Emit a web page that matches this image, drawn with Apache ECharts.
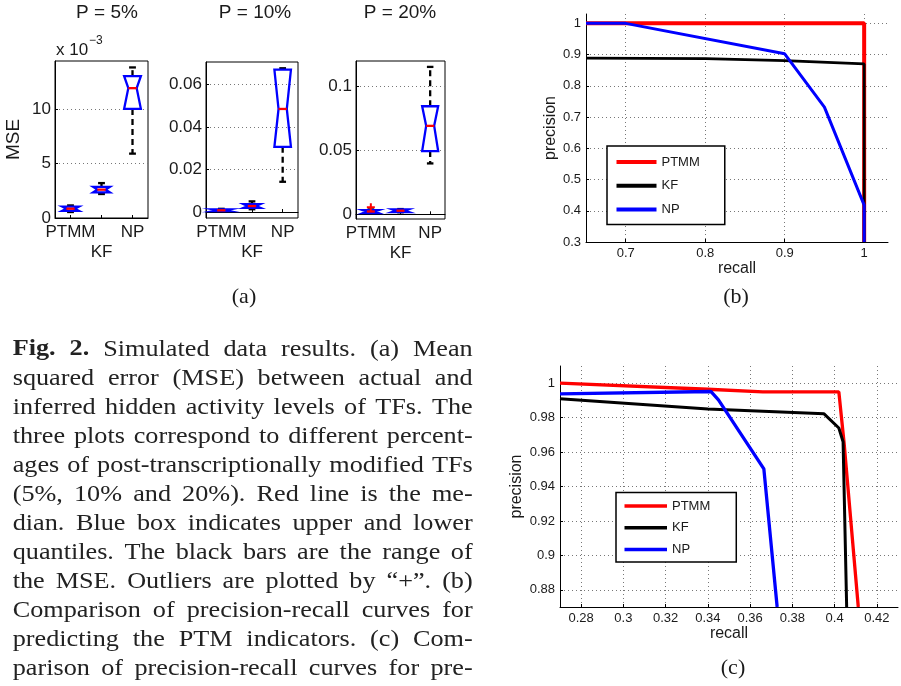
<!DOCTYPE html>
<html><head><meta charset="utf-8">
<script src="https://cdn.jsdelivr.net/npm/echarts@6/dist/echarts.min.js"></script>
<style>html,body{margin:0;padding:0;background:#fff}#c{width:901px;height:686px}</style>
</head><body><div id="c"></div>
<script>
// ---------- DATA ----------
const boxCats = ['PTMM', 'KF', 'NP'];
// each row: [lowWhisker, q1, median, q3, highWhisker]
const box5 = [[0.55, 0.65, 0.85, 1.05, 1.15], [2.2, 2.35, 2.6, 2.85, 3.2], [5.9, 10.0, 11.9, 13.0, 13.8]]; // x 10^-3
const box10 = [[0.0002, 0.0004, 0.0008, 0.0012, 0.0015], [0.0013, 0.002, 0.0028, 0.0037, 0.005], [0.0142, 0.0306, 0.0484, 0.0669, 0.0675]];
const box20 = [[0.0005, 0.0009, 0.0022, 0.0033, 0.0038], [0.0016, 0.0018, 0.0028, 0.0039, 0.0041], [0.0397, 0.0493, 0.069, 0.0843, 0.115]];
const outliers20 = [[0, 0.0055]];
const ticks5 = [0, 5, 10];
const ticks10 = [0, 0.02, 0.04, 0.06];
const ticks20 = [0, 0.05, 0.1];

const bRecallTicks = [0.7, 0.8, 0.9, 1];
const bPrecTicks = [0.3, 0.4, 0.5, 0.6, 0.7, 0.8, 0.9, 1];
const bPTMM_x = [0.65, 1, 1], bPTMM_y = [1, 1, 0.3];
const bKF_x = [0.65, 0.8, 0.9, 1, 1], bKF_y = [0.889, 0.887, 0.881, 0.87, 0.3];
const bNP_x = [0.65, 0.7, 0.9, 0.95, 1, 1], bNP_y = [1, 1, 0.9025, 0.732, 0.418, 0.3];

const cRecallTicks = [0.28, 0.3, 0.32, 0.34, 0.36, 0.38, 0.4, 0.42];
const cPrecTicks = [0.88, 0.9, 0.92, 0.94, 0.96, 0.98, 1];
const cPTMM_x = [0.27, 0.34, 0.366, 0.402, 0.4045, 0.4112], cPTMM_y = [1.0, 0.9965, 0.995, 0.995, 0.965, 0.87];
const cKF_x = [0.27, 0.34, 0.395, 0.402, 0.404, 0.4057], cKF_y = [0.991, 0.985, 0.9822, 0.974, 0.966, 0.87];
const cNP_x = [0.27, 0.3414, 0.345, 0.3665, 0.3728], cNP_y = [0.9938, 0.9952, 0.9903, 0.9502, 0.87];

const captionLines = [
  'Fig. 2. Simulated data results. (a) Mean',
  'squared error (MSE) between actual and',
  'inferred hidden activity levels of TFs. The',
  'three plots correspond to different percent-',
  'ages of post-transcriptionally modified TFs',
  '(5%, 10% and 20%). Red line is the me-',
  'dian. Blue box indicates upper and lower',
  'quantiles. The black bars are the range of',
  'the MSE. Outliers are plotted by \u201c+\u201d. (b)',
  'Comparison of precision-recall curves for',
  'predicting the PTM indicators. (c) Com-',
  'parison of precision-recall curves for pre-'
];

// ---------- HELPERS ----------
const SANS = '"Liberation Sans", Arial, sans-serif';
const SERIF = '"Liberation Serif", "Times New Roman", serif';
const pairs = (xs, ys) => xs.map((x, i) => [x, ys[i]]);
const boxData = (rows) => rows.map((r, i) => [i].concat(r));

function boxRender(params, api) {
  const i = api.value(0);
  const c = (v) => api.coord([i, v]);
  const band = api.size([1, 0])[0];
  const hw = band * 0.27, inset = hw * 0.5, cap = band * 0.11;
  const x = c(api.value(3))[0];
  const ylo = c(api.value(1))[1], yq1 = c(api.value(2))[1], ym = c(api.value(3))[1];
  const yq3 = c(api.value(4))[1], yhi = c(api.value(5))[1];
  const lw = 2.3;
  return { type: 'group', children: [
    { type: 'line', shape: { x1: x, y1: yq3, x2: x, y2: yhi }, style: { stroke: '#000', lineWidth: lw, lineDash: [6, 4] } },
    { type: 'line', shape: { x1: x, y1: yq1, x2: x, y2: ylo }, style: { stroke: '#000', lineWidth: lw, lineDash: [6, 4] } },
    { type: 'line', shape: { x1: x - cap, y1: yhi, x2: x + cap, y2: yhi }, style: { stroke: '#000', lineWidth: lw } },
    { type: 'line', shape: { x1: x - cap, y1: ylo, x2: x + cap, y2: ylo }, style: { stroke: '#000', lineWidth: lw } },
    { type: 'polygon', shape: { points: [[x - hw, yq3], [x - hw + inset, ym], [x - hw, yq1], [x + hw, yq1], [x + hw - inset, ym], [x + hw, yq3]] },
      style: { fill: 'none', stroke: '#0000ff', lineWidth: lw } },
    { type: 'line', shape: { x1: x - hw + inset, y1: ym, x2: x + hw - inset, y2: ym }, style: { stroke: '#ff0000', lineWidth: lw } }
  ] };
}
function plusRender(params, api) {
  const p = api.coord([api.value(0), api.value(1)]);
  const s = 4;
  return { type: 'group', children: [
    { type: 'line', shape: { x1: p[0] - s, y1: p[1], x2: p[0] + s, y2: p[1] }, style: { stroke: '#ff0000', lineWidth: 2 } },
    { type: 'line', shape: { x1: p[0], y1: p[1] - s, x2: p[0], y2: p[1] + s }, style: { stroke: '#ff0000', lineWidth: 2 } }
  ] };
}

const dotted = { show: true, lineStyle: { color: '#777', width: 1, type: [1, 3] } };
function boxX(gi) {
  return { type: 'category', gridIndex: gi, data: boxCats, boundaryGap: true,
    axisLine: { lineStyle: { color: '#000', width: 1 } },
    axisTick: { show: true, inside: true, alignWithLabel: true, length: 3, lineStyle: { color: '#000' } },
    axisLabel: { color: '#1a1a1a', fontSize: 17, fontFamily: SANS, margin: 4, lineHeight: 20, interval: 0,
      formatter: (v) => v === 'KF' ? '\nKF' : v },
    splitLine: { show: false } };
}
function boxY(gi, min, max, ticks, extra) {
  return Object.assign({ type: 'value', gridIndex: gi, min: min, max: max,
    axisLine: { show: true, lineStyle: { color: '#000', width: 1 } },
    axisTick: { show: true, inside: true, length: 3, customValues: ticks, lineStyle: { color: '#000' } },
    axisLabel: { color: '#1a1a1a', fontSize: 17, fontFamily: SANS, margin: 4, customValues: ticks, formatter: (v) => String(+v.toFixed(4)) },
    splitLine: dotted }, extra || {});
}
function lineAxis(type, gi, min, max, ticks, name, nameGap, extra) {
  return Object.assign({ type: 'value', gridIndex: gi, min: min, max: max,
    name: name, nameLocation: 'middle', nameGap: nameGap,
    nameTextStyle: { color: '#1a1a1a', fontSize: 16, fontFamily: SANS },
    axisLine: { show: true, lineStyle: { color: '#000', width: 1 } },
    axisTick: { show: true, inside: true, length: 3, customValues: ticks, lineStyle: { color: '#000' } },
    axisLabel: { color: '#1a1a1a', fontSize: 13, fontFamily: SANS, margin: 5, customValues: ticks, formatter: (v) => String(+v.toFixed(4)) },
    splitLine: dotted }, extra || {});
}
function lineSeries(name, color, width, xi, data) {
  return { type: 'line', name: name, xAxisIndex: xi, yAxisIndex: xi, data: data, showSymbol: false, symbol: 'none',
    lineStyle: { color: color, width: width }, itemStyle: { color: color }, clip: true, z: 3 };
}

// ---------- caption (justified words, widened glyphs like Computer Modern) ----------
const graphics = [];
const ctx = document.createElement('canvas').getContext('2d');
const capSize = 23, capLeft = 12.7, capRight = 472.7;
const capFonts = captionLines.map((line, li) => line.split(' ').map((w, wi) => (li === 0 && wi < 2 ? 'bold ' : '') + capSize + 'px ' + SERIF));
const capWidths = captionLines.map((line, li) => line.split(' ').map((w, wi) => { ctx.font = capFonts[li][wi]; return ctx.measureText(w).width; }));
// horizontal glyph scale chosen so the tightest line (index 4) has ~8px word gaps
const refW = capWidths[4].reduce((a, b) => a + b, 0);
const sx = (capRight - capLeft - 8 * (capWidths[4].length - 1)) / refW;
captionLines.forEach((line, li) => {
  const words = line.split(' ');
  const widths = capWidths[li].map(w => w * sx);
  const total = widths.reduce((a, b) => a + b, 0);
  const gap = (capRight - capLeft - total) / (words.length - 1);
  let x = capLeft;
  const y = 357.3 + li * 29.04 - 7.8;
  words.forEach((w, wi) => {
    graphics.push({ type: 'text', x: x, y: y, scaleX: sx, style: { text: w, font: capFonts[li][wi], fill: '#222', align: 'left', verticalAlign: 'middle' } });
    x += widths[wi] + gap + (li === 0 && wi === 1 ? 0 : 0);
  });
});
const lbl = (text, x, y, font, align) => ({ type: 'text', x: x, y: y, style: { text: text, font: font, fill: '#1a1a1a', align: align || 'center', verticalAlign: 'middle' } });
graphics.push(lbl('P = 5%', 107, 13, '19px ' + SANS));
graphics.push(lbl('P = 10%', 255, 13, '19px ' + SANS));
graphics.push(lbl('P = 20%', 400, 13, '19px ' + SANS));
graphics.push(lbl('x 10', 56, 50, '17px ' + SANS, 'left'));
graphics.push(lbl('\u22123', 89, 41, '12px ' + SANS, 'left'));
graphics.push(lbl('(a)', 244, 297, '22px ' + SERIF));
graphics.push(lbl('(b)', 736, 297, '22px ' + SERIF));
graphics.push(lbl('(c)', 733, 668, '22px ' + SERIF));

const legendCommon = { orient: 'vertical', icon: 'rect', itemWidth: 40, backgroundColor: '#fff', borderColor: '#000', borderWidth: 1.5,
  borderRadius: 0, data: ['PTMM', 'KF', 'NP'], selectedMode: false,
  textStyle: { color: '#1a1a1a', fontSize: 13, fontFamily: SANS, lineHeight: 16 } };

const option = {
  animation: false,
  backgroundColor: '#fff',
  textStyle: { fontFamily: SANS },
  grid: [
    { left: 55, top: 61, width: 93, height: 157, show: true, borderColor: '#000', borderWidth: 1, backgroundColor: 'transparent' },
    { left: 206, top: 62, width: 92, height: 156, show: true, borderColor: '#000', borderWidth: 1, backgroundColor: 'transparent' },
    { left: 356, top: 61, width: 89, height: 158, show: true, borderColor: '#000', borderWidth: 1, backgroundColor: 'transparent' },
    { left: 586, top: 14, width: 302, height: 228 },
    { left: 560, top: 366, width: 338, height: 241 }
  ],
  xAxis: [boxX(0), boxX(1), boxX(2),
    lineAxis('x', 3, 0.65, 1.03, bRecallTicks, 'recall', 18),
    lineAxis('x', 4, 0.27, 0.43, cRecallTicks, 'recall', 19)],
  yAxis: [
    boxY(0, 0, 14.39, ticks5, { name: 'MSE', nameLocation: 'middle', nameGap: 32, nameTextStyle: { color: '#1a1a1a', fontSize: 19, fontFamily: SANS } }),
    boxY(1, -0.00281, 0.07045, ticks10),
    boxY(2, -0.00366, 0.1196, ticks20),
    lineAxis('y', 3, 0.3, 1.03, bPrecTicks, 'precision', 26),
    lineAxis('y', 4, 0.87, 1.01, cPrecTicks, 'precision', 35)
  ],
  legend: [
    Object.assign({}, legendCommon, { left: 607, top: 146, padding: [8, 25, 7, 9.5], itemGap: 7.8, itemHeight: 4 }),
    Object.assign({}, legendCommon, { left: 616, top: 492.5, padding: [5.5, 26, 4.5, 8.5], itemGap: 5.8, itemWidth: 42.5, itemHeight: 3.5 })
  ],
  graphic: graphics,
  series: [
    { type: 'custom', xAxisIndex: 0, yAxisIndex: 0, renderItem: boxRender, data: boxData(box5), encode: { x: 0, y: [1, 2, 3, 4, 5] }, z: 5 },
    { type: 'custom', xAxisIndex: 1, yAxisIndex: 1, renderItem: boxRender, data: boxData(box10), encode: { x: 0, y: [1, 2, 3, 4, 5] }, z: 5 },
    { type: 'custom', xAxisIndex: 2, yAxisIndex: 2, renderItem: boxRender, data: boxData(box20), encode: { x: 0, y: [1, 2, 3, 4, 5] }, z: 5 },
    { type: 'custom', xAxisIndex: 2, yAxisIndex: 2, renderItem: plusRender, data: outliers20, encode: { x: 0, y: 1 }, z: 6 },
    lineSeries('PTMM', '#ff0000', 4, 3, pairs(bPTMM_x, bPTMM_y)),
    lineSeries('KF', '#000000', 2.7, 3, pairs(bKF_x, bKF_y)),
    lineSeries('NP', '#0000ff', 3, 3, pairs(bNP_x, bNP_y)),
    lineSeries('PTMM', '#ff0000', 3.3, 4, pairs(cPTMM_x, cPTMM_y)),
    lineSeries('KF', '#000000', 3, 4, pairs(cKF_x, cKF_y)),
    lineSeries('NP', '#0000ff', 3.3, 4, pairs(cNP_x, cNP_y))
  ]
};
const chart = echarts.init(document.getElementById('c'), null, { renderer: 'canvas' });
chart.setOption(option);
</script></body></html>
********************
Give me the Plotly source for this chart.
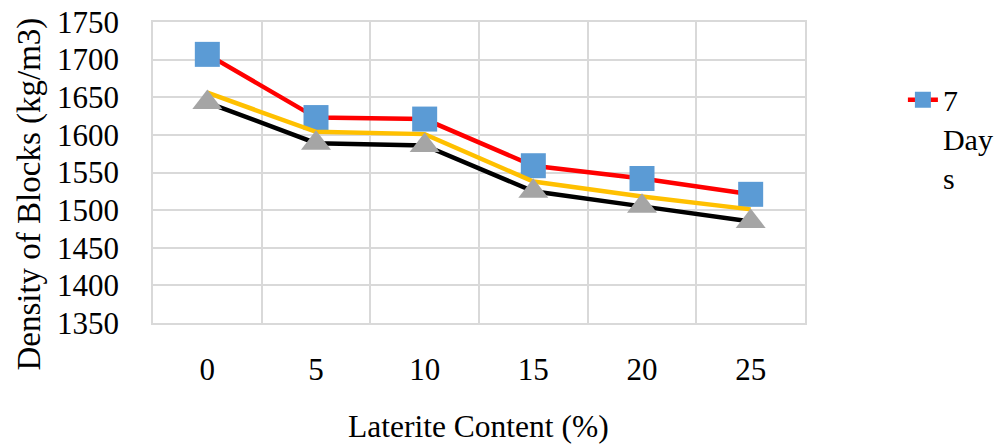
********************
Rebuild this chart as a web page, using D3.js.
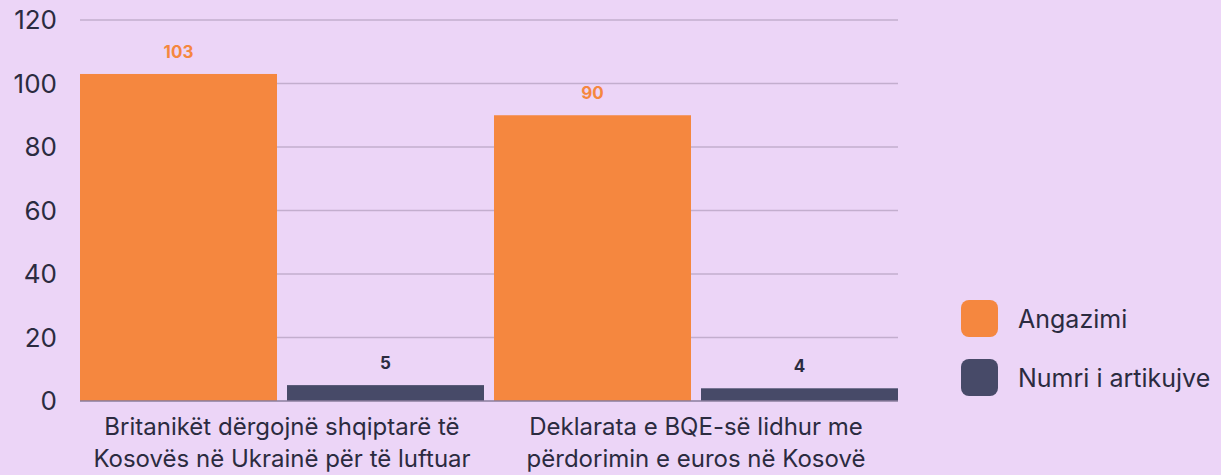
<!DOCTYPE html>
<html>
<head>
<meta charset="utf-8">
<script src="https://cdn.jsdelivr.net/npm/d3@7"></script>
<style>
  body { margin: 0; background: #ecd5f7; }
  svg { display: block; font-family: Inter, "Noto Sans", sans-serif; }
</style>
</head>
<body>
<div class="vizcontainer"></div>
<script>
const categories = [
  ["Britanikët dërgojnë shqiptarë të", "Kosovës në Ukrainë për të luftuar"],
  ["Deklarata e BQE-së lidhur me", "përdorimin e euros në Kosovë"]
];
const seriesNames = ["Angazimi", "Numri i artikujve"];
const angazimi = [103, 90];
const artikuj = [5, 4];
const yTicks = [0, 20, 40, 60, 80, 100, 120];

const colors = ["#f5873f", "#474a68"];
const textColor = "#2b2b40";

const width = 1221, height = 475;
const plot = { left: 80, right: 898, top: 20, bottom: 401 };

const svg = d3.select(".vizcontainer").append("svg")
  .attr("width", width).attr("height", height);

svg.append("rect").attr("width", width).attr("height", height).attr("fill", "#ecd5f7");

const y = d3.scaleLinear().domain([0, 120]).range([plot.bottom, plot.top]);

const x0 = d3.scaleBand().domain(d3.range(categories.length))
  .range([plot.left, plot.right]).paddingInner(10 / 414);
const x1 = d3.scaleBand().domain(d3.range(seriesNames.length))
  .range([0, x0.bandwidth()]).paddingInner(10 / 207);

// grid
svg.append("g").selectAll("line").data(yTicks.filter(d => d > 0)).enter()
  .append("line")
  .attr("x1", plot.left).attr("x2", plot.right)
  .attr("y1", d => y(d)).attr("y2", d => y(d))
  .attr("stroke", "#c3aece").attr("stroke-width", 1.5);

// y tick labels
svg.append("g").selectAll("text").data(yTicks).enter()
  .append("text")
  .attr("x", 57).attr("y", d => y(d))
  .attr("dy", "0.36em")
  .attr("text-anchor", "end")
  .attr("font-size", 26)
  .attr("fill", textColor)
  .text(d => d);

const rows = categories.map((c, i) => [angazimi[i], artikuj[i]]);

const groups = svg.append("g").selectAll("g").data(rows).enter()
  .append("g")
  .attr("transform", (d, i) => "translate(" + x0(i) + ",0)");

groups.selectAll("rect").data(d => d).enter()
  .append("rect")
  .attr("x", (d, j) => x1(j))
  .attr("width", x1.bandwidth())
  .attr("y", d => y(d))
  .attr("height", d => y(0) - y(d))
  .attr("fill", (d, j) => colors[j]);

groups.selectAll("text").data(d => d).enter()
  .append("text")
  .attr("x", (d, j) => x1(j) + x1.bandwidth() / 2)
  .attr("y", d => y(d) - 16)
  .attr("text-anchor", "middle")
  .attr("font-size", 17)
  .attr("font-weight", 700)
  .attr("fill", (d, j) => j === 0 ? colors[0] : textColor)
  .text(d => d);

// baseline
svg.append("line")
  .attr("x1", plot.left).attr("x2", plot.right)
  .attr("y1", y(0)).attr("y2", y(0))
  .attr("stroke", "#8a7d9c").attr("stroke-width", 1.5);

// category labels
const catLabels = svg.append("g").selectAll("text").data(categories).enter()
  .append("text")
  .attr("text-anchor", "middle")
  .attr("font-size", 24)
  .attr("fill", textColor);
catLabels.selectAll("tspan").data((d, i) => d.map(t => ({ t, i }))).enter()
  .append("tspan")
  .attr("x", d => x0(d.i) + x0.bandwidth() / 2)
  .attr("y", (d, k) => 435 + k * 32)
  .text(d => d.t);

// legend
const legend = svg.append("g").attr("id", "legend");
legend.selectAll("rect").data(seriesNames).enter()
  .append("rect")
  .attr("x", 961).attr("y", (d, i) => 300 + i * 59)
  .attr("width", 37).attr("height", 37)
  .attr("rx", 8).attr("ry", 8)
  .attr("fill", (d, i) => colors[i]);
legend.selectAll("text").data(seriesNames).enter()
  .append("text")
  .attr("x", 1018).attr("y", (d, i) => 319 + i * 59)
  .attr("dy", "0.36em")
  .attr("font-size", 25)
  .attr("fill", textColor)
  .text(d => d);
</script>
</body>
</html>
********************
* [WHAT THE TASK ASKS]: Of the lines above, copy only those from the one holding "Emit a web page" to the one holding "const ticks20 = [0, 0.05, 0.1];", both included, and exclude every image.

* [SOLUTION TO THE EXERCISE]:
Emit a web page that matches this image, drawn with Apache ECharts.
<!DOCTYPE html>
<html><head><meta charset="utf-8">
<script src="https://cdn.jsdelivr.net/npm/echarts@6/dist/echarts.min.js"></script>
<style>html,body{margin:0;padding:0;background:#fff}#c{width:901px;height:686px}</style>
</head><body><div id="c"></div>
<script>
// ---------- DATA ----------
const boxCats = ['PTMM', 'KF', 'NP'];
// each row: [lowWhisker, q1, median, q3, highWhisker]
const box5 = [[0.55, 0.65, 0.85, 1.05, 1.15], [2.2, 2.35, 2.6, 2.85, 3.2], [5.9, 10.0, 11.9, 13.0, 13.8]]; // x 10^-3
const box10 = [[0.0002, 0.0004, 0.0008, 0.0012, 0.0015], [0.0013, 0.002, 0.0028, 0.0037, 0.005], [0.0142, 0.0306, 0.0484, 0.0669, 0.0675]];
const box20 = [[0.0005, 0.0009, 0.0022, 0.0033, 0.0038], [0.0016, 0.0018, 0.0028, 0.0039, 0.0041], [0.0397, 0.0493, 0.069, 0.0843, 0.115]];
const outliers20 = [[0, 0.0055]];
const ticks5 = [0, 5, 10];
const ticks10 = [0, 0.02, 0.04, 0.06];
const ticks20 = [0, 0.05, 0.1];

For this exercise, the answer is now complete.